瑣事加減

2019年1月27日ダイアリーから移行。過去記事に文字化けがあります(徐々に修正中)。

長沖一『上方笑芸見聞録』(5)

横山エンタツの出生地(2)
 それでは連載の第【8】回、「花菱アチャコ」の「二」節めに戻って、藤沢桓夫が寄越した手紙を見て置こう。67頁2~8行めに1字下げ、前後1行空けで引用されている。

 ……四月号の文中に出て来るエンタツ氏の後輩の将棋のH七段というのは、むかし菊池(寛)/さんに可愛がられた萩原淳八段(数年前に現役引退)だろうと思う。『将棋年鑑』によると尼崎/生れとある。但し、僕の記憶によれば、萩原八段はたしか甲陽中学出身。そして、年も僕と同/じ明治三十七年生れ。エンタツさんより約一回り下だ。従って、萩原八段を軸に推理すると、/エンタツ氏もやはり尼崎生れが本筋で、そして彼の家の近所に萩原家があり、そして二人は同/じ小学校だったのではないだろうか。

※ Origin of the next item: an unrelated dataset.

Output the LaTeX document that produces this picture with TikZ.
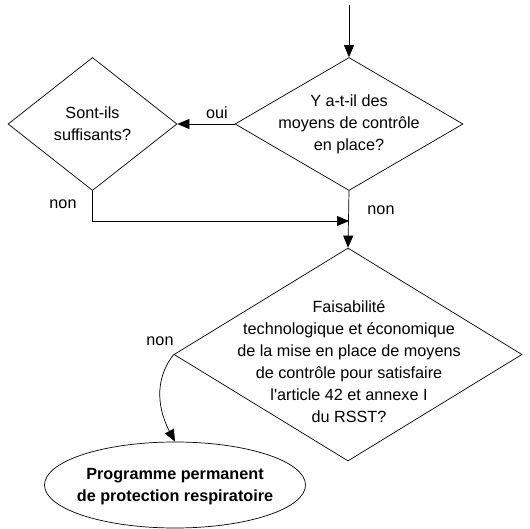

……というのは、甲陽はエンタツ氏の十三歳頃にはまだ/存在せず……


 これで連載の第【4】回、「横山エンタツ」の「二」節めが昭和48年(1973)の「四月号」に掲載されていたことがはっきりする。それを八月号の第【8】回に「唐突だが忘れないうちに」取り上げた訳だが、やはり「唐突」である。書籍化のために改稿しておれば、当然ここは「横山エンタツ」の「二」節めに移して「唐突」にならないように調整されていただろう。
 私が初出を確認したいと思う理由は、こういう記憶を辿り指摘を受けて不明もしくは曖昧だった事柄が少しずつ明らかになって行く過程が窺えるからである。書籍にする際、それが最初から分かっていたかのように調整されてしまうこともしばしばだが、実はそういう調整をすると他の、関係なさそうに思われる箇所との間に齟齬が生じたりするもので、その奇妙な箇所は、やはり初出を見ないことには、どうしてこうなったのかが、分からない。
 結局、十全な状況で過去を振り返り、そして文章化出来る人などまづいないので、永遠に、この、初出と刊本の食い違い、過去、或いは最近書かれた同じ事柄に関する記述との齟齬など、検討すべき点は浜の真砂のように尽きず、ここに別の人の記憶と対照させればさらに食い違い、或いは別人の誤った記述に引き摺られて記憶を捻じ曲げてしまったり、そこに研究者であっても3人の回想のうち2人だけを読んで合理化したりすると、第4の珍説を提示するようなことにもなってしまう。
 とにかく私たちはなるべく多くの材料を集める必要がある。その上で私なぞは、余計な解釈は余りしないで、註釈的な検討を加えてそれを使える状態にまで持って行くこととしたいのである。
 いや、本書は初出のまま再録されているらしいから、その点はクリア(?)である。しかし、今度は不体裁のままなので、例えば花菱アチャコについて、「花菱アチャコ」の章だけを見て、他にもかなり重要な記述が後で追加されていることを見落としてしまうようなことも、起こり得るのである。
 それはともかくとして、ここに名前の出て来た棋士萩原淳(1904.10.11~1987.12.14)だが、「日本将棋連盟」HP「棋士データベース」の「萩原淳/Kiyoshi Hagiwara」に拠れば、『漫才読本』が刊行された昭和11年(1936)に八段になっている。すなわち『漫才読本』の準備段階ではまさに「H七段」であった訳だ。引退は昭和39年(1964)で9年前。「上方笑芸見聞録」連載が終わる頃、昭和49年(1974)11月に九段になっているが、当時はまだ「萩原淳八段」である。
 私立甲陽中学(現、甲陽学院中学校・高等学校)は大正6年(1917)創立で萩原氏は1回生、従って藤沢氏の指摘通り横山エンタツは中学の先輩ではない。